See all issues of life with new clarity
They form a seamless garment
They form a seamless garment
I was ten years old and a fifth grader when I first began to notice that I was having difficulty reading the blackboard at school. At first, I didn’t pay much attention to the fact that my vision wasn’t as clear as it should be. As the school year wore on, though, my grades began to slip. Finally, one afternoon, while having a snack after school, I asked my mom why it was that I could see more clearly through one eye than the other. I got my first pair of glasses a few weeks later and have worn glasses ever since.
On the ride home from the ophthalmologist’s office, I noticed something rather strange. As I looked out on the world, I could see that trees had individual leaves on their branches – they weren’t just amorphous bunches of green. I was able to see the world in greater detail than ever before and my school work steadily improved. I could see things in the distance that I had previously been unable to distinguish. With the assistance of new lenses, I was able to see the world as never before.
The commandments function as kinds of “lenses” for us. Each of them permits us to see the world, our relationship with God and our relationships with one another with a new kind of clarity. The Fifth Commandment, “You shall not kill,” enjoins upon us a respect for all life, most especially human life from the moment of conception until the time of natural death.

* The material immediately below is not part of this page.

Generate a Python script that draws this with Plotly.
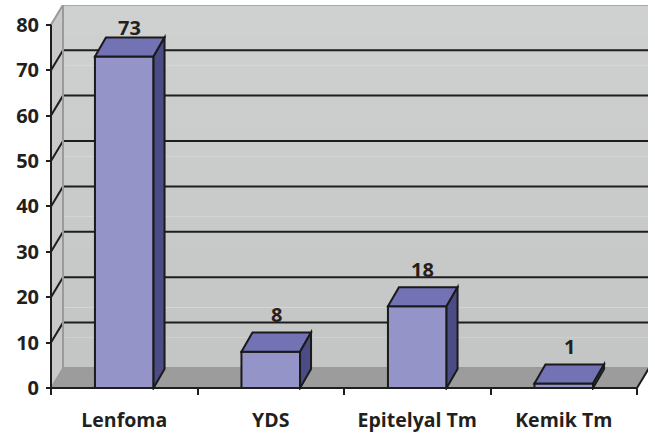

The commandment does not simply mean that murder is forbidden, but rather encourages us to examine more deeply all that we do that either deprives or supports the gift of life. The Fifth Commandment links together a host of issues – from abortion to euthanasia, capital punishment to the Just War theory, and many more. It weaves them together into a “seamless garment” that seeks to cherish life from many perspectives. As the late Cardinal Joseph Bernardin wrote, the Fifth Commandment challenges us to form a consistent ethic of life.
The sin of abortion has taken a massive toll – not only on the millions of unborn children who never lived to see the light of day, but also on the lives of the mothers and fathers who made a dreadful decision to end the life of a child. The guilt and sorrow that come from abortion can be a terrible burden. Project Rachel seeks to assist post-abortive mothers and fathers through the process of healing and reconciliation. Project Rachel offers hope for the future.
Our state of Michigan was known, for a while, as the home of Dr. Death – Jack Kevorkian. Kevorkian’s misguided efforts to relieve pain and suffering caused the beginnings of revolutionary response to caring for the terminally ill. Mother Teresa House, a beautiful home located in downtown Lansing, is a wonderful example of what can happen when trained professionals and volunteers band together in faith to bring dignity, comfort and true freedom from pain and suffering to the last days of the terminally ill.
Chelsea’s St. Louis Center seeks to serve the mentally impaired and their families by teaching the center’s residents how to live more independently, allowing many to eventually return to their families or to the community. Society often seeks to sweep the mentally impaired under the rug in order to keep them from view. The talented staff of St. Louis Center instead seeks to help them take their rightful and dignified place in the world.
The Fifth Commandment gives new ways to see the wondrous gift of life that God shares with us. It also challenges us to be faith-filled stewards of that gift. And so our journey in FAITH continues.